**What to work on**. All entries below are to be set down again, identical to the source.

**Source code of charts**.
============

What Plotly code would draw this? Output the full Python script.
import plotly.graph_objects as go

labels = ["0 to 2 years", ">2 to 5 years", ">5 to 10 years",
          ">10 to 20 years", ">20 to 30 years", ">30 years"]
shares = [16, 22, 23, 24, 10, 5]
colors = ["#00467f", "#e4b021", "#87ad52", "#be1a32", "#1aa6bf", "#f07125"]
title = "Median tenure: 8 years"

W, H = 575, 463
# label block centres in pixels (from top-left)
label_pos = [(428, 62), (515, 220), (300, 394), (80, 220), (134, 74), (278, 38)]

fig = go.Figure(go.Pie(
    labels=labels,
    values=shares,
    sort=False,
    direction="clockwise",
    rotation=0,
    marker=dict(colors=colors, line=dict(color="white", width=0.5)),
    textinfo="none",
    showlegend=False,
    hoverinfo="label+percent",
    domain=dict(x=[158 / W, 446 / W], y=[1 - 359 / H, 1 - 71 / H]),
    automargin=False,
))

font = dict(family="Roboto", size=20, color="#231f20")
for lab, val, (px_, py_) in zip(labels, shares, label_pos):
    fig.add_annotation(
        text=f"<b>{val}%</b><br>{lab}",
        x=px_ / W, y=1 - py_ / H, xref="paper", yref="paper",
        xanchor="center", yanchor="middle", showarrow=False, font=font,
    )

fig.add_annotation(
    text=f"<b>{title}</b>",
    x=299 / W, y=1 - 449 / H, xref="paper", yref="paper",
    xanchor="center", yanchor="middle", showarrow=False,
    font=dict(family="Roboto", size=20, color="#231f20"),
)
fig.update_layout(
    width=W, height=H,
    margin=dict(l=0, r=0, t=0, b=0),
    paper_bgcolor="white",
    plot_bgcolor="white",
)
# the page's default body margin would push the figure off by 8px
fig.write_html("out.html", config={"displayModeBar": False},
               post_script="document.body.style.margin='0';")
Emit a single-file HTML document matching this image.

============

**Answer**.
What Plotly code would draw this? Output the full Python script.
import plotly.graph_objects as go

labels = ["0 to 2 years", ">2 to 5 years", ">5 to 10 years",
          ">10 to 20 years", ">20 to 30 years", ">30 years"]
shares = [16, 22, 23, 24, 10, 5]
colors = ["#00467f", "#e4b021", "#87ad52", "#be1a32", "#1aa6bf", "#f07125"]
title = "Median tenure: 8 years"

W, H = 575, 463
# label block centres in pixels (from top-left)
label_pos = [(428, 62), (515, 220), (300, 394), (80, 220), (134, 74), (278, 38)]

fig = go.Figure(go.Pie(
    labels=labels,
    values=shares,
    sort=False,
    direction="clockwise",
    rotation=0,
    marker=dict(colors=colors, line=dict(color="white", width=0.5)),
    textinfo="none",
    showlegend=False,
    hoverinfo="label+percent",
    domain=dict(x=[158 / W, 446 / W], y=[1 - 359 / H, 1 - 71 / H]),
    automargin=False,
))

font = dict(family="Roboto", size=20, color="#231f20")
for lab, val, (px_, py_) in zip(labels, shares, label_pos):
    fig.add_annotation(
        text=f"<b>{val}%</b><br>{lab}",
        x=px_ / W, y=1 - py_ / H, xref="paper", yref="paper",
        xanchor="center", yanchor="middle", showarrow=False, font=font,
    )

fig.add_annotation(
    text=f"<b>{title}</b>",
    x=299 / W, y=1 - 449 / H, xref="paper", yref="paper",
    xanchor="center", yanchor="middle", showarrow=False,
    font=dict(family="Roboto", size=20, color="#231f20"),
)
fig.update_layout(
    width=W, height=H,
    margin=dict(l=0, r=0, t=0, b=0),
    paper_bgcolor="white",
    plot_bgcolor="white",
)
# the page's default body margin would push the figure off by 8px
fig.write_html("out.html", config={"displayModeBar": False},
               post_script="document.body.style.margin='0';")
Emit a single-file HTML document matching this image.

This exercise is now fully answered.